Volume 26, Number 15 · October 11, 1979

Hard Marker

By Peter N. Dunn, Reply by Gore Vidal

In response to Secrets of the Shell* (June 28, 1979)

To the Editors:

In the course of his review of V.S. Pritchett's The Myth Makers, Gore Vidal mentions Pritchett's puzzlement over the ending of Borges's story, The Circular Ruins, which goes thus: "With relief, with humiliation, with terror, he understood that he, too, was a mere appearance dreamed by another." Mr. Vidal suggests that Borges got "this solipsistic conceit" from Chuang-tze. This hardly seems necessary in view of the prominence of the theme "life is a dream" in Spanish literature. But since Borges has an immense knowledge of English literature also, I would surmise rather that his brain was tickled by the recollection of Tweedledee's asserting to Alice that she is merely a "sort of thing" in the Red King's dream.
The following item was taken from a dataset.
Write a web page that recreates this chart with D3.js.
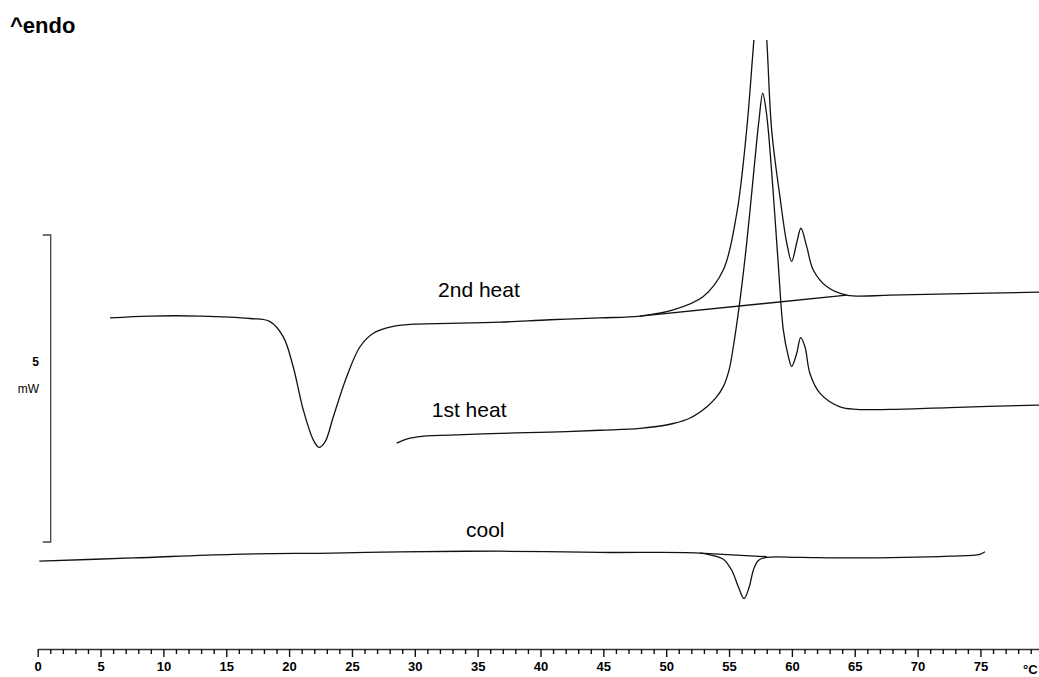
<!DOCTYPE html>
<html>
<head>
<meta charset="utf-8">
<script src="https://cdn.jsdelivr.net/npm/d3@7"></script>
<style>
  body { margin: 0; background: #fff; }
  svg { display: block; font-family: "Liberation Sans", Arial, sans-serif; }
</style>
</head>
<body>
<div id="viz"></div>
<script>
// temperature (°C) and heat flow (mW, arbitrary offset)
const heat2Temp = [5.75, 8.93, 12.92, 16.89, 18.48, 19.54, 20.33, 21.13, 21.93, 22.38, 22.86, 23.52, 24.58, 25.64, 26.70, 28.29, 30.15, 32.80, 36.78, 40.76, 44.73, 47.92, 50.56, 52.95, 54.54, 55.61, 56.40, 56.98, 57.54, 58.00, 58.39, 59.05, 59.59, 59.98, 60.38, 60.72, 61.18, 61.70, 62.77, 64.36, 67.80, 72.57, 79.66];
const heat2Flow = [3.65, 3.68, 3.68, 3.64, 3.59, 3.34, 2.85, 2.15, 1.66, 1.54, 1.63, 2.04, 2.69, 3.18, 3.40, 3.51, 3.55, 3.56, 3.58, 3.62, 3.65, 3.68, 3.78, 4.00, 4.43, 5.35, 6.71, 8.18, 9.48, 8.18, 6.71, 5.62, 4.87, 4.57, 4.87, 5.11, 4.81, 4.43, 4.16, 4.02, 4.02, 4.04, 4.07];
const heat2BaseTemp = [47.92, 64.36];
const heat2BaseFlow = [3.68, 4.02];

const heat1Temp = [28.56, 29.62, 30.95, 32.80, 36.78, 40.76, 44.73, 47.92, 50.56, 51.90, 53.22, 53.96, 54.54, 55.00, 55.34, 55.87, 56.43, 56.98, 57.38, 57.68, 57.94, 58.12, 58.50, 58.92, 59.32, 59.72, 59.98, 60.38, 60.70, 61.04, 61.44, 62.24, 63.83, 65.16, 67.80, 72.57, 79.66];
const heat1Flow = [1.61, 1.69, 1.73, 1.74, 1.77, 1.79, 1.82, 1.85, 1.93, 2.02, 2.20, 2.35, 2.53, 2.80, 3.18, 3.94, 4.92, 6.06, 6.87, 7.31, 7.04, 6.71, 5.73, 4.51, 3.45, 3.02, 2.86, 3.07, 3.33, 3.18, 2.74, 2.42, 2.20, 2.16, 2.16, 2.19, 2.23];

const coolTemp = [0.13, 7.58, 15.56, 23.49, 28.82, 36.78, 44.73, 52.69, 53.49, 54.54, 55.21, 55.74, 56.19, 56.61, 56.93, 57.33, 58.00, 60.65, 64.63, 72.57, 74.96, 75.36];
const coolFlow = [-0.31, -0.26, -0.20, -0.18, -0.16, -0.15, -0.17, -0.18, -0.21, -0.28, -0.46, -0.73, -0.92, -0.73, -0.46, -0.30, -0.25, -0.25, -0.26, -0.23, -0.20, -0.16];
const coolBaseTemp = [52.69, 58.00];
const coolBaseFlow = [-0.18, -0.24];

const curveLabels = ["2nd heat", "1st heat", "cool"];
const labelTemp = [31.85, 31.35, 34.07];
const labelFlow = [3.99, 2.04, 0.08];

const xTicks = d3.range(0, 81, 1);
const scaleBarFlow = [0, 5];

const width = 1039, height = 677;

const svg = d3.select("#viz")
    .append("svg")
    .attr("width", width)
    .attr("height", height);

const x = d3.scaleLinear().domain([0, 80]).range([37.7, 1043.3]);
const y = d3.scaleLinear().domain([0, 5]).range([542, 235]);

svg.append("defs").append("clipPath")
    .attr("id", "plot")
    .append("rect")
    .attr("x", 0).attr("y", 40)
    .attr("width", width).attr("height", 600);

const line = d3.line()
    .x(d => x(d[0]))
    .y(d => y(d[1]))
    .curve(d3.curveCatmullRom.alpha(0.5));

const zip = (a, b) => a.map((v, i) => [v, b[i]]);

const traces = [
    zip(heat2Temp, heat2Flow),
    zip(heat2BaseTemp, heat2BaseFlow),
    zip(heat1Temp, heat1Flow),
    zip(coolTemp, coolFlow),
    zip(coolBaseTemp, coolBaseFlow)
];

svg.append("g")
    .attr("clip-path", "url(#plot)")
    .selectAll("path")
    .data(traces)
    .enter()
    .append("path")
    .attr("fill", "none")
    .attr("stroke", "#111")
    .attr("stroke-width", 1.3)
    .attr("d", line);

// curve names
svg.selectAll(".lbl")
    .data(curveLabels)
    .enter()
    .append("text")
    .attr("class", "lbl")
    .attr("x", (d, i) => x(labelTemp[i]))
    .attr("y", (d, i) => y(labelFlow[i]))
    .attr("font-size", 21)
    .attr("fill", "#000")
    .text(d => d);

// temperature axis
const axis = svg.append("g")
    .attr("transform", "translate(0,649)")
    .call(d3.axisBottom(x)
        .tickValues(xTicks)
        .tickSize(5)
        .tickSizeOuter(0)
        .tickPadding(8)
        .tickFormat(d => d % 5 === 0 && d < 80 ? d : ""));

axis.select(".domain").attr("stroke", "#333").attr("stroke-width", 1.5);
axis.selectAll(".tick line").attr("stroke", "#111").attr("stroke-width", 1.4);
axis.selectAll(".tick").filter(d => d % 5 === 0).select("line").attr("y2", 8);
axis.selectAll(".tick text")
    .attr("font-size", 13)
    .attr("font-weight", "bold")
    .attr("fill", "#000")
    .attr("y", 13);

svg.append("text")
    .attr("x", 1023)
    .attr("y", 674)
    .attr("font-size", 13)
    .attr("font-weight", "bold")
    .text("°C");

// 5 mW scale bar
const bar = svg.append("g");
bar.append("path")
    .attr("fill", "none")
    .attr("stroke", "#444")
    .attr("stroke-width", 1.3)
    .attr("d", `M42.7,${y(scaleBarFlow[1])}H50.7V${y(scaleBarFlow[0])}H42.7`);
bar.append("text")
    .attr("x", 39).attr("y", 366)
    .attr("text-anchor", "end")
    .attr("font-size", 12)
    .attr("font-weight", "bold")
    .text("5");
bar.append("text")
    .attr("x", 39).attr("y", 393)
    .attr("text-anchor", "end")
    .attr("font-size", 12)
    .text("mW");

svg.append("text")
    .attr("x", 10)
    .attr("y", 33)
    .attr("font-size", 22)
    .attr("font-weight", "bold")
    .text("^endo");
</script>
</body>
</html>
"He's dreaming now," said Tweedledee: "and what do you suppose he's dreaming about?"
Alice said, "Nobody can guess that."
"Why, about you!" Tweedledee exclaimed, clapping his hands triumphantly. "And if he left off dreaming about you, where do you suppose you'd be?"
"Where I am now, of course," said Alice.
"Not you!" Tweedledee retorted contemptuously. "You'd be nowhere. Why, you're only a sort of thing in his dream!"
"If that there King was to wake," added Tweedledum, "you'd go out—bang!—just like a candle!"
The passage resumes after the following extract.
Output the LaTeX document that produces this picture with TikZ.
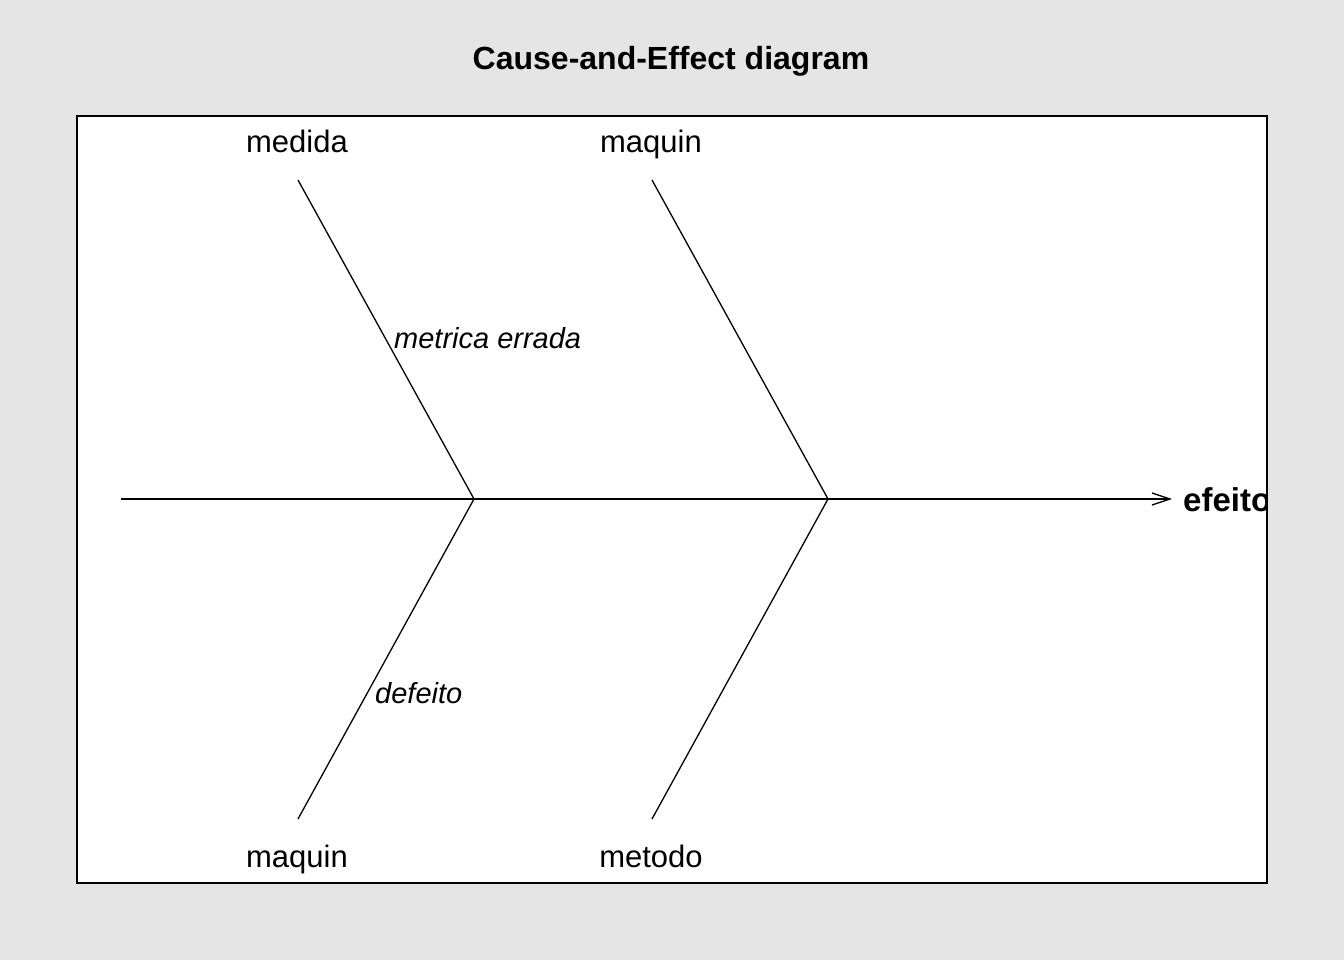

(Through the Looking-Glass, chapter 4)

As other stories of his show, Borges shares with Dodgson a dangerous fascination with Berkeley's epistemology, but I fancy that its dramatization in Alice affected him the more vividly.

Peter N. Dunn

Middleton, Connecticut

Gore Vidal replies:

It would appear that Professor Brombert has much the same difficulty reading English that he has writing it. Since I was reviewing Pritchett's essays and not Professor Brombert's study of Flaubert's novels (which I do not need to read as I have read the novels), my obligation was to the text in front of me. Faintly, Pritchett praised the Professor's book. At length, he denounced the Professor's prose. At length, I quoted Pritchett, in context and without sly ellipsis. It is possible, of course, that Professor Brombert is a master of English prose and that Pritchett has got it all wrong. Somehow, I doubt this. I fear that I must flunk this letter. Inaccurate. Evasive. Self-serving. Let us hope that there will be improvement in the fall term.
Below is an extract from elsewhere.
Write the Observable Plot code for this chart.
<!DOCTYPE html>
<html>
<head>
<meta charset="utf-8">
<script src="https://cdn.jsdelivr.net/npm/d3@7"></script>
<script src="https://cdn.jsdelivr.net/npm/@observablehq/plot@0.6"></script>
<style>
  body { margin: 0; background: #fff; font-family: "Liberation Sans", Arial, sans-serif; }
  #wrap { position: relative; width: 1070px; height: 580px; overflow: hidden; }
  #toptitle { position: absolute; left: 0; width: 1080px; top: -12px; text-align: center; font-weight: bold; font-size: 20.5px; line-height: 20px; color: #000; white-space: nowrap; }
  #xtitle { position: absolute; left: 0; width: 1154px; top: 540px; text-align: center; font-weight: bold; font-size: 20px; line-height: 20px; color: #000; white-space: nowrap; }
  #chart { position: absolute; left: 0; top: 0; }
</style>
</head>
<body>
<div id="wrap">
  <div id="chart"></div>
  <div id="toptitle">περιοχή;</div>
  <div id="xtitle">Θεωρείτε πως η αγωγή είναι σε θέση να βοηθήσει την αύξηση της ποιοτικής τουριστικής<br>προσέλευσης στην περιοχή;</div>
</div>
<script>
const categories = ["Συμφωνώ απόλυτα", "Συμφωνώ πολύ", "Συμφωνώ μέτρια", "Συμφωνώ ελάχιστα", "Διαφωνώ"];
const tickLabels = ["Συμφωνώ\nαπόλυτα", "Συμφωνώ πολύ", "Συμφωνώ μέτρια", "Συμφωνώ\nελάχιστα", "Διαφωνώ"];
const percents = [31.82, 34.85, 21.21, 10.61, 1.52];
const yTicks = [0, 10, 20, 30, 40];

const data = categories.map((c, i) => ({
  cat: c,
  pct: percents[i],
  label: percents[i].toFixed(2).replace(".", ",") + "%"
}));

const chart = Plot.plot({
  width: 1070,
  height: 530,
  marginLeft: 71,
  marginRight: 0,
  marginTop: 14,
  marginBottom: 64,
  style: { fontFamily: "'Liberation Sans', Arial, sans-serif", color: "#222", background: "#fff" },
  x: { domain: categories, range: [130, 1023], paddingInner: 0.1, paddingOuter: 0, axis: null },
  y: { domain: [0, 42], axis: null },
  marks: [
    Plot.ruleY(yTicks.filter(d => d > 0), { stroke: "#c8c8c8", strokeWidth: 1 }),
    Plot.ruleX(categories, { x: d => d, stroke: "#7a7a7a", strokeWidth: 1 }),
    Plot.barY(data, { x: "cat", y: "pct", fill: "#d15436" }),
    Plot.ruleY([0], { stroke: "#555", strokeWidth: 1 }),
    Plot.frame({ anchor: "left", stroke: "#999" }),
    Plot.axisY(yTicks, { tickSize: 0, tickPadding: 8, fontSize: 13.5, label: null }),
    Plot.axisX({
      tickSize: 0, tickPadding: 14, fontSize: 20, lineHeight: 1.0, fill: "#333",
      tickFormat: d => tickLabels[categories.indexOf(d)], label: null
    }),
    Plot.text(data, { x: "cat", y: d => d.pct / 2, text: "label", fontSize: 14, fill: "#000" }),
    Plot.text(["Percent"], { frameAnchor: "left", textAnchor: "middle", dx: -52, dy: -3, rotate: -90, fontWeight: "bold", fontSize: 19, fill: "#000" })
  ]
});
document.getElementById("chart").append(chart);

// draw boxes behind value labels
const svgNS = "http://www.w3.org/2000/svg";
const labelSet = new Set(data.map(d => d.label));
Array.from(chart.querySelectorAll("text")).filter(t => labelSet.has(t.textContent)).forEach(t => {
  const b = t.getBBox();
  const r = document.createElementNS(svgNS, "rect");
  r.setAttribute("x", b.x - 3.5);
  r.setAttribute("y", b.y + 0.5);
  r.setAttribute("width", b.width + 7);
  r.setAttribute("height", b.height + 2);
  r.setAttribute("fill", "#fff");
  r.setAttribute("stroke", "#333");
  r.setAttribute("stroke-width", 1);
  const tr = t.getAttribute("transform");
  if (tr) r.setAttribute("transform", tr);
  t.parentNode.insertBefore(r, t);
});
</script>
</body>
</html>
Professor Younger is briskly legalistic. He quotes from part of a letter; and says that that's what Keats means by negative capability. There is a good deal more to the case than this one fragment. The letter in question was written shortly after Keats had read, with admiration, Hazlitt's Characters of Shakespeare's Plays. Of Shakespeare himself (apropos Hamlet) Hazlitt wrote: "the poet appears for the time being to be identified with the character he wishes to represent, and to pass from one to the other, like the same soul successively animating different bodies." For Keats, as for Hazlitt, the ability to project oneself into other characters, without the irritable reaching after fact and reason, is an aspect of negative capability whose great exemplar was Milton. "What creates the intense pleasure of not knowing?" asks Keats of Paradise Lost. "A sense of independence, of power, from the fancy's creating a world of its own by the sense of probabilities."

The means of negative capability are derived from a kind of creative passivity (not unlike the Taoist wu wei, which Keats would not have known about); or, as he put it in his criticism of Wordsworth and Coleridge, "Let us not therefore go hurrying about and collecting honey-bee like, buzzing here and there impatiently from a knowledge of what is to be arrived at." The end of negative capability is to create something beyond one's usual or conscious (affirmative?) capability…like that splendid Satan whose star of morning so outshines God's sun and son. For Professor Younger a gentleman's C. Next time close the proposition.

Mr. (surely, Professor) Dunn thinks that Borges's reading knowledge of English literature is "immense." I would rather doubt it. On the other hand, Borges admits to a number of enthusiasms for all sorts of Victorian and Edwardian writers of the Chesterton sort; therefore, it is likely that Borges has read Alice in Wonderland and been told about Bishop Berkeley. In any case, until the master sets us straight, I prefer to go back to the first recorded story (as far as I've been able to discover) based on that ever-enjoyable notion who-is-dreaming-whom. Gentleman's C.